Using option 1 – polysaccharides – increases the viscosity of the foam which in turn reduces its fluidity on the surface of the rim, so extinguishing time is longer than with a lower viscosity foam. In the second option – increasing the fluorosurfactants – the foam will have a low viscosity but it will contain too much fluorine, which persists in the environment. The lower the fluorosurfactant content the better the foam is for the environment.
A new development for foams containing water-soluble high molecular weight polymers
Following two years of research and development, Orchidee International's R&D team has succeeded in perfecting a foam stabiliser that provides excellent results when incorporated in low viscosity AR-AFFF foams and AFFF foams.
This stabiliser is a fluorine-containing polymeric complex (FPC) composed of water-soluble, high-molecular weight, grafted polymer, as well as a polymeric fluorosurfactant. The result is a foam that can fight hydrocarbon and polar solvent fires without the addition of any polysaccharides. The polymeric fluorosurfactant is based on a C6-carbon chain fluorotelomer product, preventing the toxicity, persistence and bioaccumulation footprint of PFOS- and PFOA-related contaminants.
PFC is based on an associative polymer (ie a macromolecule with attracted groups either attached to the ends or randomly distributed along the backbone) that has been hydrophobically modified and has surfactant-like qualities (HM-Polymer).
The addition of a polymeric fluorosurfactant to the HM-polymer results in hydrophobic properties. As the HM-polymer is sensitive to interactions with surfactant molecules, it forms a complex (FPC) with the polymeric fluorosurfactant molecules and micelles. The hydrophobic properties of the FPC containing the hydrophobic segments of HM-polymer in contact with the exposed hydrocarbon/fluorocarbon areas of micelles (playing the role of non-covalent interpolymeric cross-linkers), are shown in Figure 1 (below).
The co-adsorption of polymeric fluorosurfactant molecules and HM-polymer result in an appropriate stabiliser for fire fighting foams. Due to its highly hydrophobic character, FPC improves the extinction and burn-back on hydrocarbon fires. Moreover, thanks to its alcophobic character and therefore its insolubility in polar solvents such as Isopropanol or acetone, PFC forms a visible strong film at the surface of these polar solvents. The use of PFC to stabilise bubbles formation represents a new approach to reducing environmental impact (due to the reduced fluorine-content) while at the same time retaining performance.
The following tables I and II show some Class B fire test results effected with a low viscosity AR-AFFF /3x3 containing FPC based on C6 Fluoroalkyl chain, according to EN 1568-3 and EN 1568-4 Standards.

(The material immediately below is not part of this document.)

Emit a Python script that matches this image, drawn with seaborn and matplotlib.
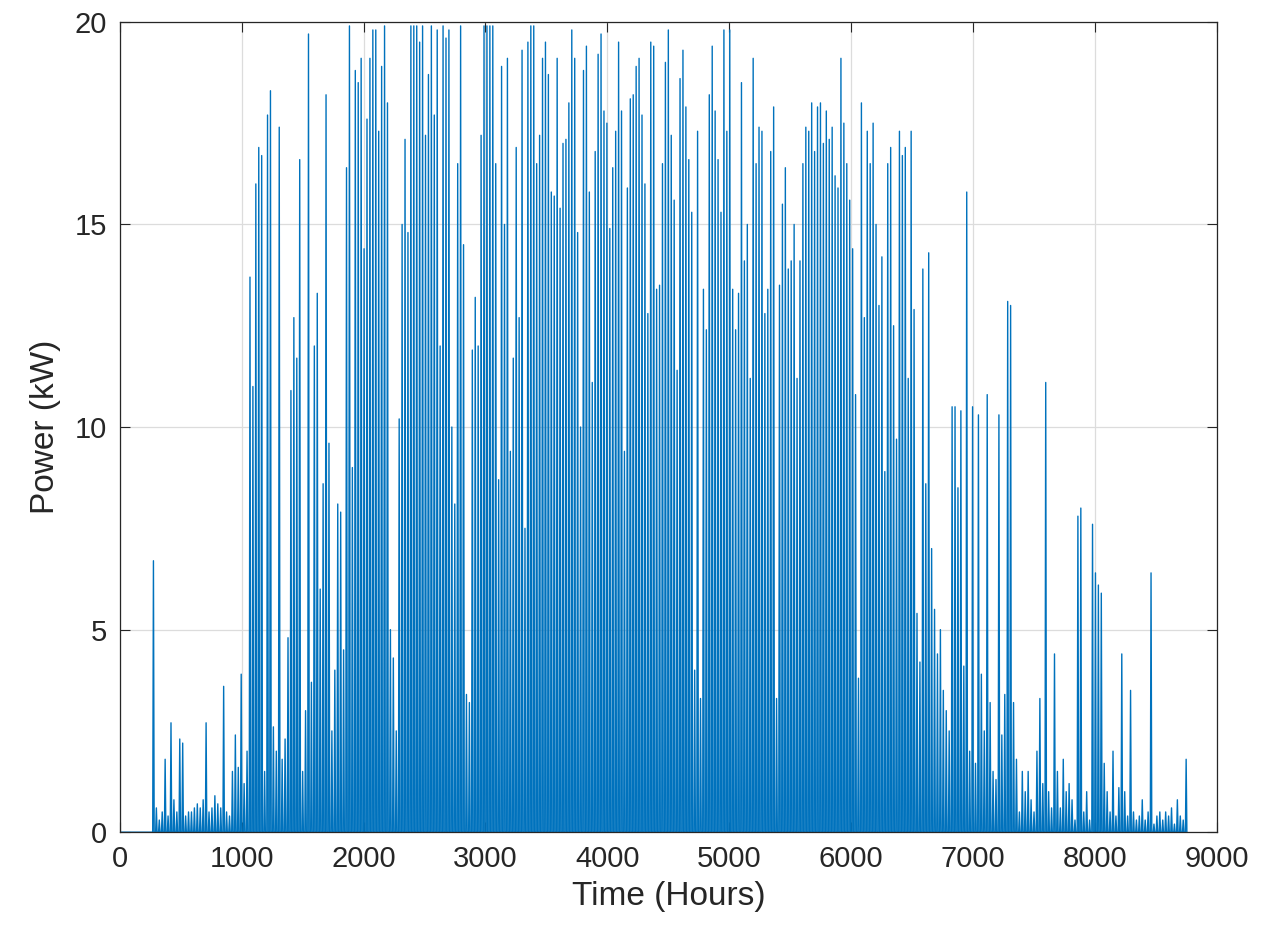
import numpy as np
import pandas as pd
import matplotlib
matplotlib.use("Agg")
import matplotlib.pyplot as plt
import seaborn as sns

daily_peak_kw = [
0,0,0,0,0,0,0,0,0,0,
0,6.7,0.6,0.3,0.5,1.8,0.4,2.7,0.8,0.5,
2.3,2.2,0.4,0.5,0.5,0.6,0.7,0.6,0.8,2.7,
0.5,0.6,0.9,0.7,0.6,3.6,0.5,0.4,1.5,2.4,
1.6,3.9,1.2,2.0,13.7,11.0,16.0,16.9,16.7,1.5,
17.7,18.3,2.6,2.0,17.4,1.8,2.3,4.8,10.9,12.7,
11.7,16.6,1.5,3.0,19.7,3.7,12.0,13.3,6.0,8.6,
18.2,9.6,2.5,4.0,8.1,7.9,4.5,16.4,19.9,9.0,
18.8,18.5,19.1,14.4,17.6,19.1,19.8,19.8,17.3,18.9,
19.9,18.0,5.0,4.3,2.5,10.2,15.0,17.1,14.8,19.9,
19.9,19.9,19.5,19.9,17.2,18.7,19.9,17.7,19.8,12.0,
19.9,19.6,19.8,10.0,8.1,16.5,19.9,14.5,3.4,3.2,
11.9,13.2,12.0,17.2,19.9,19.9,19.9,19.9,16.5,8.7,
18.9,15.0,19.1,9.4,11.7,16.9,12.7,19.3,7.5,19.5,
19.9,19.9,16.5,17.2,19.1,19.5,18.7,15.8,15.7,19.1,
15.4,17.0,17.1,18.0,19.8,19.1,14.8,10.0,18.8,19.4,
15.8,11.1,16.8,19.2,19.7,17.8,17.5,14.9,16.4,17.3,
19.5,17.8,9.4,15.9,18.1,18.2,18.9,19.1,17.7,16.0,
12.8,19.5,19.4,13.4,13.5,16.5,19.0,19.8,17.2,15.6,
11.4,18.6,19.3,17.9,16.6,15.3,4.0,17.3,3.3,13.4,
12.4,18.2,19.4,17.8,16.6,15.3,19.8,17.3,19.8,13.4,
12.4,13.3,18.5,14.1,15.0,11.2,19.1,16.5,17.4,17.3,
12.8,13.4,16.8,17.9,3.3,13.5,15.5,16.4,13.9,14.1,
15.0,11.2,14.1,16.5,17.4,17.3,18.0,16.8,17.9,18.0,
17.0,17.8,17.1,17.4,16.2,15.9,19.1,17.5,16.5,15.6,
14.4,10.8,3.8,18.0,12.7,17.3,16.5,17.5,15.0,13.0,
14.2,8.9,16.5,16.9,12.5,9.7,17.3,16.7,16.9,11.2,
17.3,12.9,5.4,4.2,13.9,8.6,14.3,7.0,5.5,4.4,
5.0,3.5,3.0,2.5,10.5,10.5,8.5,10.4,4.1,15.8,
2.0,10.5,1.7,10.3,3.9,2.5,10.8,3.2,1.5,1.3,
10.3,2.4,3.4,13.1,13.0,3.2,1.8,0.5,1.5,1.0,
1.5,0.8,0.5,2.0,3.3,1.2,11.1,1.0,0.6,4.4,
1.5,0.6,1.8,1.0,1.2,0.8,0.3,7.8,8.0,0.5,
1.0,0.3,7.6,6.4,6.1,5.9,1.7,1.0,0.5,2.0,
0.4,1.1,4.4,1.0,0.4,3.5,0.5,0.3,0.4,0.8,
0.3,0.5,6.4,0.2,0.4,0.5,0.3,0.5,0.4,0.6,
0.2,0.8,0.4,0.3,1.8,
]
x_ticks = [0,1000,2000,3000,4000,5000,6000,7000,8000,9000]
y_ticks = [0,5,10,15,20]

hours, vals = [0], [0.0]
for d, p in enumerate(daily_peak_kw):
    hours += [24*d+6, 24*d+12, 24*d+18]
    vals += [0.0, p, 0.0]
df = pd.DataFrame({"Time": hours, "Power": vals})

sns.set_style("white")
plt.rcParams['font.family'] = ['Arial', 'Liberation Sans', 'DejaVu Sans']
fig = plt.figure(figsize=(12.61, 9.5), dpi=100)
ax = fig.add_axes([0.095, 0.124, 0.87, 0.853])
sns.lineplot(data=df, x="Time", y="Power", ax=ax, sort=False, estimator=None,
             color="#0072BD", linewidth=1.0)
ax.set_xlim(0, 9000)
ax.set_ylim(0, 20)
ax.set_xticks(x_ticks)
ax.set_yticks(y_ticks)
ax.grid(True, color="#dcdcdc", linewidth=0.9)
ax.set_axisbelow(True)
ax.tick_params(direction="in", labelsize=21, colors="#262626", length=7, pad=9,
               top=True, right=True, bottom=True, left=True)
for s in ax.spines.values():
    s.set_color("#262626"); s.set_linewidth(0.9); s.set_visible(True)
ax.set_xlabel("Time (Hours)", fontsize=24, color="#262626", labelpad=6)
ax.set_ylabel("Power (kW)", fontsize=24, color="#262626", labelpad=10)
fig.savefig("out.png", dpi=100)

Orchidee has developed new low-viscosity foams that contain high molecular weight polymers with low fluorine content that we believe provide the best solution for high risks areas such as rim seals in floating roofs tanks, offering high resistance on hydrocarbons fuels and polar solvents. This type of foam is suitable for use with all types of rim seal protection systems as well as pressure vessels, CAFS (compressed air foam systems) and fire proportioners.